ここでいう読書の時間的な「遅さ」と早いと思われる「インターネット」がどう繋がるのか。おそらく黎明期のインターネットが夢見たものをもう一度取り戻す的な話かと思いながらも気になっていたので読むことにしたのだった。
読んでみた結果としてはそんな甘いものではなくて、どうしようもない現実をどう変えていくかの方法論とその方法に至るまでの理屈が書かれていたのだけれども、いまのグズグズの日本政治の分析がそのまま為されていて、それが痛快であると同時に絶望でもあって、でも現実認識としては正しいように思うしもやもや考えていたことを言語化してくれたなーということで、うん、つまりは遅いインターネットプロジェクトに参加したいなーということだった。
(ただし、糸井重里の分析についてはちょっと甘い気がする。)
というわけで、勉強不足でいったん要約だけ書いておく。
"うっかり呼んでしまったオリンピックのダメージコントロール」が、来るべき2020年の東京オリンピックの実体だ。"
p.7
いまやダメージコントロールどころか一億総火の玉的状況だけれども。
"残された問題は、シリコンバレーの起業家とラストベルトの自動車工のあいどに再生産されつつあるあたらしい「壁」をどう乗り越えるのかという問題に他ならない。"
p.45から
***以下は気になった部分の要約とコメント
トランプ当選問題の話。グローバル市場で生きていける強い人間をAnywhereな人(境界のない世界の人)、そうじゃない、場所と国に紐づけられた弱い人間をSomewhereな人間(境界のある世界の人)としてそこの間の壁だとしている。(デイヴィッド・グッドハートの区分)
加えて彼らを分つ壁の正体は「世界に素手で触れているという感覚」だという。これはつまり自分たちが世界を変えられるという感覚で民主主義においては一票の重みであり、グローバル市場においては技術とサービスである。
グローバルな市場が浸透した結果、起こったことは世界を実際に変えられるのは技術とサービスなのに、それを持っていないsomewhereな人々は民主主義の一票に縋り付くしかなかなってしまったということでおる。
インターネット、というかSNSは多数決になってしまっている民主主義においてポピュリズムを加速させてしまい自由と平等の敵となってにしまっている。
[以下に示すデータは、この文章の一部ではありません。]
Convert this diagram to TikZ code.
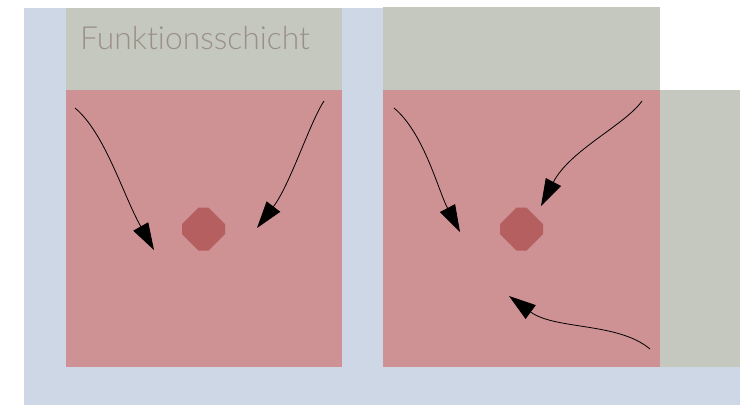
\documentclass[tikz,border=0pt]{standalone}
\usepackage{fontspec}
\usepackage{tikz}
\usetikzlibrary{arrows.meta}
\newfontfamily\latolight{Lato Light}[RawFeature={-liga}]
\definecolor{schichtblau}{RGB}{206,215,230}
\definecolor{schichtgrau}{RGB}{197,200,191}
\definecolor{schichtrot}{RGB}{206,145,148}
\definecolor{kernrot}{RGB}{181,95,96}
\definecolor{titelgrau}{RGB}{155,144,134}
\tikzset{
		hintergrund/.style={fill=schichtblau, draw=none},
		kopf/.style={fill=schichtgrau, draw=none},
		feld/.style={fill=schichtrot, draw=none},
		kernstueck/.style={fill=kernrot, draw=none},
		pfeil/.style={-{Triangle[length=27pt, width=17pt]}, line width=0.8pt}
	}
% achteckiger Kern um einen Mittelpunkt
\newcommand{\achteck}[1]{\fill[kernstueck] (#1) ++(-5,-21.5) -- ++(10,0) -- ++(16.5,16.5) -- ++(0,10) -- ++(-16.5,16.5) -- ++(-10,0) -- ++(-16.5,-16.5) -- ++(0,-10) -- cycle;}

\begin{document}
\begin{tikzpicture}[x=1pt, y=-1pt]
				\useasboundingbox (0,0) rectangle (740,405);
				% Untergrund
				\fill[hintergrund] (24,8) rectangle (383,405);
				\fill[hintergrund] (24,367) rectangle (740,405);
				% linke Schicht
				\fill[kopf] (66,8) rectangle (342,90);
				\fill[feld] (66,90) rectangle (342,367);
				% rechte Schicht
				\fill[kopf] (383,7) rectangle (660,90);
				\fill[feld] (383,90) rectangle (660,367);
				\fill[kopf] (660,90) rectangle (740,367);
				
				\node[anchor=base west, inner sep=0pt, text=titelgrau] (titel) at (80,49) {\latolight\fontsize{31.8}{38}\selectfont Funktionsschicht};
				
				\coordinate (k0) at (203.5,229);
				\coordinate (k1) at (521.5,229);
				\achteck{k0}
				\achteck{k1}
				
				% Pfeile links
				\coordinate (a0) at (75,108);    \coordinate (b0) at (154,250);
				\coordinate (a1) at (324,101);   \coordinate (b1) at (257,228);
				% Pfeile rechts
				\coordinate (a2) at (394,108);   \coordinate (b2) at (460,232);
				\coordinate (a3) at (642,101);   \coordinate (b3) at (541,206);
				\coordinate (a4) at (650,349);   \coordinate (b4) at (509,296);
				
				\draw[pfeil] (a0) .. controls (105,133) and (123,195) .. (b0);
				\draw[pfeil] (a1) .. controls (310,122) and (290,185) .. (b1);
				\draw[pfeil] (a2) .. controls (424,133) and (438,190) .. (b2);
				\draw[pfeil] (a3) .. controls (625,125) and (570,150) .. (b3);
				\draw[pfeil] (a4) .. controls (618,322) and (555,330) .. (b4);
			\end{tikzpicture}
\end{document}
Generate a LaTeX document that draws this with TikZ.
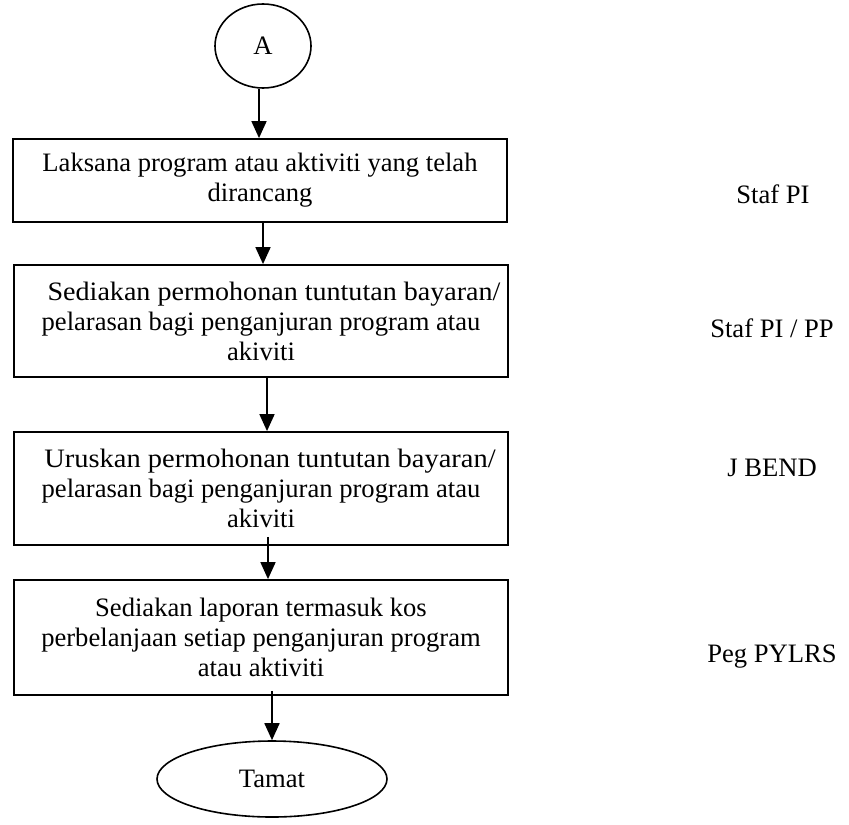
\documentclass[tikz,border=0pt]{standalone}
\usepackage{fontspec}
\usepackage{graphicx}
\setmainfont{Liberation Serif}
\usetikzlibrary{shapes.geometric,arrows.meta,calc}
\begin{document}
\begin{tikzpicture}[x=0.5pt,y=-0.5pt,
  txt/.style={font=\fontsize{13.3}{15}\selectfont, align=center, inner sep=0pt},
  stepbox/.style={draw, line width=0.9pt, rectangle, txt, minimum width=247pt},
  term/.style={draw, line width=0.8pt, ellipse, txt},
  arr/.style={line width=0.85pt, -{Triangle[width=7.5pt,length=8.5pt]}},
  role/.style={txt}]
\useasboundingbox (0,0) rectangle (849,824);
\node[term, minimum width=48pt, minimum height=42pt] (A) at (263,46) {A};
\node[stepbox, minimum height=41.5pt] (b1) at (260,180.5) {Laksana program atau aktiviti yang telah\\dirancang};
\node[stepbox, minimum height=56pt] (b2) at (261,321) {\hspace*{13pt}\scalebox{1.055}[1]{Sediakan permohonan tuntutan bayaran/}\\pelarasan bagi penganjuran program atau\\akiviti};
\node[stepbox, minimum height=56.5pt] (b3) at (261,488.5) {\hspace*{9pt}\scalebox{1.07}[1]{Uruskan permohonan tuntutan bayaran/}\\pelarasan bagi penganjuran program atau\\akiviti};
\node[stepbox, minimum height=57.5pt] (b4) at (261,637.5) {Sediakan laporan termasuk kos\\perbelanjaan setiap penganjuran program\\atau aktiviti};
\node[term, minimum width=115pt, minimum height=38pt] (T) at (272,779) {Tamat};
\node[role] (r1) at (773,194) {Staf PI};
\node[role] (r2) at (772,328) {Staf PI / PP};
\node[role] (r3) at (772,468) {J BEND};
\node[role] (r4) at (772,657) {Peg PYLRS};
\draw[arr] ([xshift=-2pt]A.south) -- ([xshift=-2pt]A.south |- b1.north);
\draw[arr] ([xshift=1.5pt]b1.south) -- ([xshift=1.5pt]b1.south |- b2.north);
\draw[arr] ([xshift=3pt]b2.south) -- ([xshift=3pt]b2.south |- b3.north);
\draw[arr] ([xshift=3.5pt,yshift=4.5pt]b3.south) -- ([xshift=3.5pt]b3.south |- b4.north);
\draw[arr] ([yshift=2.5pt]b4.south -| T.north) -- (T.north);
\end{tikzpicture}
\end{document}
世の中を良い方向に変えるのは技術とサービスなのにそれに追いつけない人々が縋り付くものが民主主義となるので、これをどうにかしないといけない。
とはいえ、民主主義は今のところもっともリスクの低い政治形態であるからして手放すというのも違うわけで、であるならばどうするかといえば「民主主義を半分諦めることで守る」という。
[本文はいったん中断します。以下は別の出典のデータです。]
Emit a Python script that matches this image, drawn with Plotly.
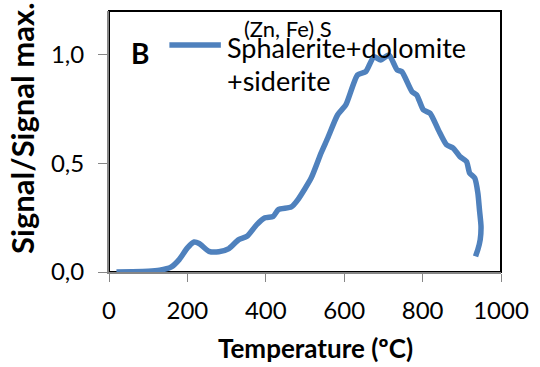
import plotly.graph_objects as go

# Data
temperature = [19, 60, 100, 129, 158, 179, 200, 217, 230, 255, 280, 306, 331, 352, 377, 398, 419, 432,
               465, 482, 516, 541, 558, 583, 604, 634, 655, 676, 693, 714, 735, 747, 773, 785, 802,
               819, 840, 861, 878, 895, 912, 920, 933, 941, 945, 949, 947, 941, 935]
signal = [0.0, 0.001, 0.003, 0.008, 0.022, 0.057, 0.111, 0.138, 0.131, 0.095, 0.093, 0.108, 0.149, 0.164,
          0.218, 0.249, 0.256, 0.287, 0.299, 0.333, 0.433, 0.547, 0.616, 0.722, 0.768, 0.906, 0.921,
          0.99, 0.975, 0.998, 0.929, 0.921, 0.829, 0.814, 0.745, 0.730, 0.654, 0.585, 0.570, 0.531,
          0.508, 0.455, 0.432, 0.363, 0.287, 0.21, 0.149, 0.103, 0.072]
series_name_lines = ["Sphalerite+dolomite", "+siderite"]
x_ticks = [0, 200, 400, 600, 800, 1000]
y_ticks = [0.0, 0.5, 1.0]
y_tick_labels = ["0,0", "0,5", "1,0"]

FONT = "Lato"
W, H = 540, 367
L, R, T, B = 109, 35, 11, 95
PW, PH = W - L - R, H - T - B


def px(x):
    return (x - L) / PW


def py(y):
    return (H - B - y) / PH


LINE_COLOR = "#4F81BD"
fig = go.Figure()
fig.add_trace(go.Scatter(
    x=temperature, y=signal, mode="lines", name="".join(series_name_lines), showlegend=False,
    line=dict(color=LINE_COLOR, width=5.5, shape="spline", smoothing=0.6),
))

fig.update_layout(
    width=W, height=H,
    margin=dict(l=L, r=R, t=T, b=B),
    paper_bgcolor="white", plot_bgcolor="white",
    font=dict(family=FONT, color="black"),
    showlegend=False,
    xaxis=dict(range=[0, 1000], tickvals=x_ticks, ticks="outside", ticklen=8, tickcolor="#868686",
               showline=True, linecolor="#868686", linewidth=2, showgrid=False, zeroline=False,
               tickfont=dict(size=24, family=FONT), ticklabelstandoff=8),
    yaxis=dict(range=[0, 1.2], tickvals=y_ticks, ticktext=y_tick_labels, ticks="outside", ticklen=9,
               tickcolor="#868686", showline=True, linecolor="#868686", linewidth=2, showgrid=False,
               zeroline=False, tickfont=dict(size=24, family=FONT), ticklabelstandoff=9),
    shapes=[
        dict(type="rect", xref="paper", yref="paper", x0=0, x1=1, y0=0, y1=1,
             line=dict(color="black", width=2), layer="below"),
        # legend sample line
        dict(type="line", xref="paper", yref="paper", x0=px(170), x1=px(222), y0=py(45), y1=py(45),
             line=dict(color=LINE_COLOR, width=5.5), layer="above"),
    ],
    annotations=[
        dict(text=series_name_lines[0], xref="paper", yref="paper", x=px(226), y=py(47),
             showarrow=False, font=dict(size=27, family=FONT), xanchor="left", yanchor="middle"),
        dict(text=series_name_lines[1], xref="paper", yref="paper", x=px(226), y=py(80),
             showarrow=False, font=dict(size=27, family=FONT), xanchor="left", yanchor="middle"),
        dict(text="(Zn, Fe) S", xref="paper", yref="paper", x=px(290), y=py(28),
             showarrow=False, font=dict(size=22, family=FONT), xanchor="center", yanchor="middle"),
        dict(text="<b>B</b>", xref="paper", yref="paper", x=px(140), y=py(53),
             showarrow=False, font=dict(size=28, family=FONT), xanchor="center", yanchor="middle"),
        dict(text="<b>Temperature (ºC)</b>", xref="paper", yref="paper", x=px(318), y=py(348),
             showarrow=False, font=dict(size=26, family=FONT), xanchor="center", yanchor="middle"),
        dict(text="<b>Signal/Signal max.</b>", xref="paper", yref="paper", x=px(21),
             y=py(128), textangle=-90,
             showarrow=False, font=dict(size=31, family=FONT), xanchor="center", yanchor="middle"),
    ],
)

fig.write_html("out.html")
具体的には民主主義と立憲主義では立憲主義側に傾き司法を強める。対症療法的なもの。
情報技術を用いて選挙とデモ以外の政治参加の回路を作る。台湾のvTaiwanが例。目的は政治参加を日常にすることだ。投票もデモも祝祭になってしまって理性的な市民でなくなる可能性があるので、仕事の延長線上に置くなど政治参加が日常の当たり前のものにする。結果、少しずつでも世界に手で触れている感覚を持つ人々が増え、世情が安定するのでは? という話だ。
翻って日本ではいろいろなことがもうだめになってきていてじゃあどうするのか? の答えが「遅いインターネットプロジェクト」になるわけだ。そこに至る理屈が面白くて、吉本隆明から始まり糸井重里を通って、遅いインターネットに至るのである。
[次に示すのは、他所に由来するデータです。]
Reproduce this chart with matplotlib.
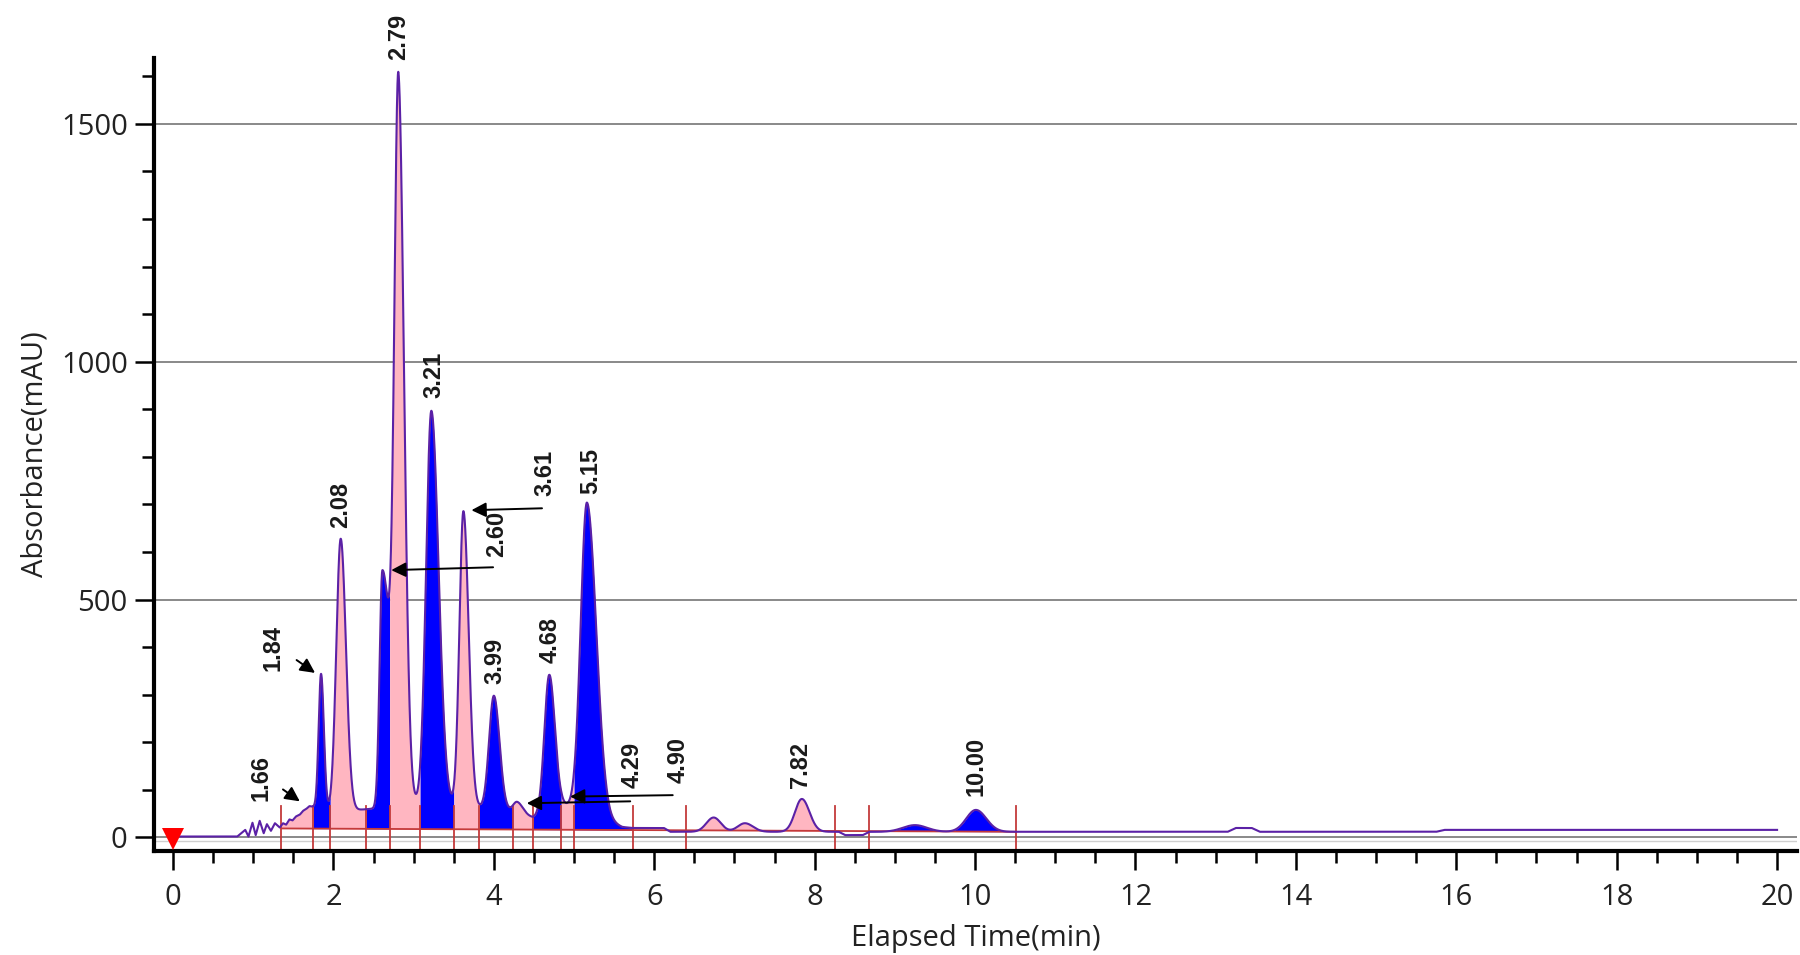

吉本隆明があらゆる共同幻想から自立するために対幻想を強化する(家族の幸せ)も空気を甘くみて失敗し、消費で個を自立させようとするも消費が当たり前になって失敗し、
糸井重里が丁寧な暮らしで気持ちのいい侵入角度とほどよい距離感を黎明期のインターネットで提案(初期ほぼ日)するが、社会の貧困化によってそれは中産階級以上のものとして受け入れられてしまうこととなり(上場後のEC化したほぼ日)、果てには当時は機能した「政治的ではない、という政治性」が違った意味で受け止められて"安直で浅薄な"批判がSNS上でまかり通ってしまった(個々の部分、吉本隆明に対しての批判と同様に糸井重里についても湯治は意味があっても現時点ではそれが失敗しているという批判になっていないのが不思議、と思うのだけど誤読かな。どうかな)。
そして"目に入れたいものだけを目に入れ、信じたい物語だけを信じて生きることのできるこの世界は、都合のよい他者と自分をタグ付けし、いわば誰もが胎児のような全能感の中に自閉する「母性のディストピア」"(p.172)になっているのが現代の情報環境だという。
これを超えるために「遅いインターネット」を始める。より良く書く=発信する方法のために、より良く読むために、自分だけのことではなく自分との関係性を記述するために。
……これってもしかして近代的自我の確立の話じゃないのかな。違うのかな。
つまりは「他者とどう繋がるのか」を学ぼうという会である。これは参加せねばである。やっぱり自分とは違う存在との関係性というのは僕もとても気になるところだしそれがもう少し穏やかに良い塩梅で為されたら世界はもうちょっとマシになると思うから。それが本屋をやる(応援する)理由だし。
とそんな感じか。とりあえず吉本隆明と丸山眞男は読まねばということは分かった。知りたいこと多いんだぜ。